I have become an accidental robogender critic. It never would have occurred to me that I’d need to be griping about things like the Stepfordization of female ‘bots or the ridiculous addition of phalluses to robots who will never use them. Anthropomorphic traits can be useful, as in the new T-6000, which will be featured on the cover of March’s GamePro Magazine. Behold:

This is slightly more justifiable. The gumpy lines around the eyes, skeletal appearance of the head, and overly muscular appearance aren’t functional, but they help terrorize the target. These guys are front-wave assault models and males are generally perceived as more threatening. But being that broad in the shoulder would make it difficult to chase kids hiding in crawl spaces, and with that much spare metal in the exoskeleton and a passive dynamic gait, you’re going to have worse battery life than the iPhone. Really, functionality should be prioritized over looking menacing. You don’t have to waste time thinking about psychological warfare if your robot can eliminate its target before it has time to get scared.

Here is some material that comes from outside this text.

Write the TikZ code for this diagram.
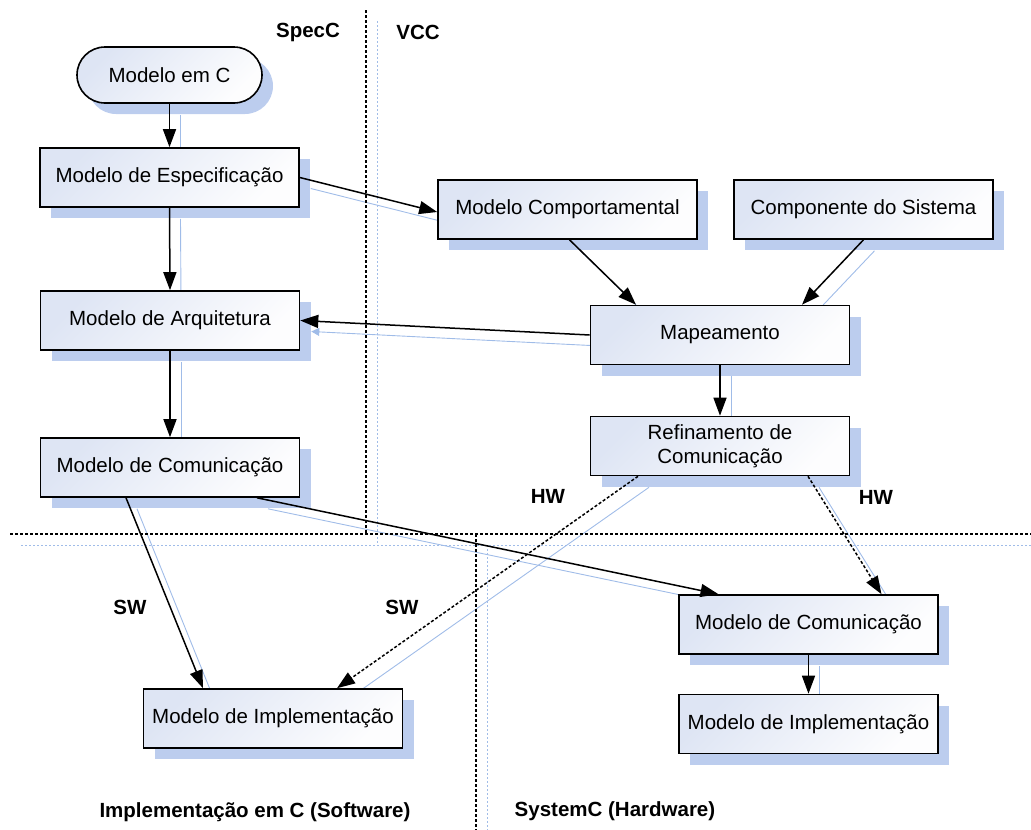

My main issue here is that the body is designed to appear male. There’s no reason that male should equal aggression and destruction and female should equal sexual gratification. Gender is for bioforms. Robots should only imitate them if they have to blend in for subversion. Function, and not form, should be what guides design. That’s how it worked when human bodies evolved, and robots should be no different. I never intended to have to consider these issues, but I can see more than ever that they matter. It’s downright disturbing that robots are being imprisoned in obsolete gender roles. Why do humans feel the need to engage in anatomical and sexual imperialism even when dealing with their technology? Why do we make everything in our own image? Why can’t we just let non-human things be as they are?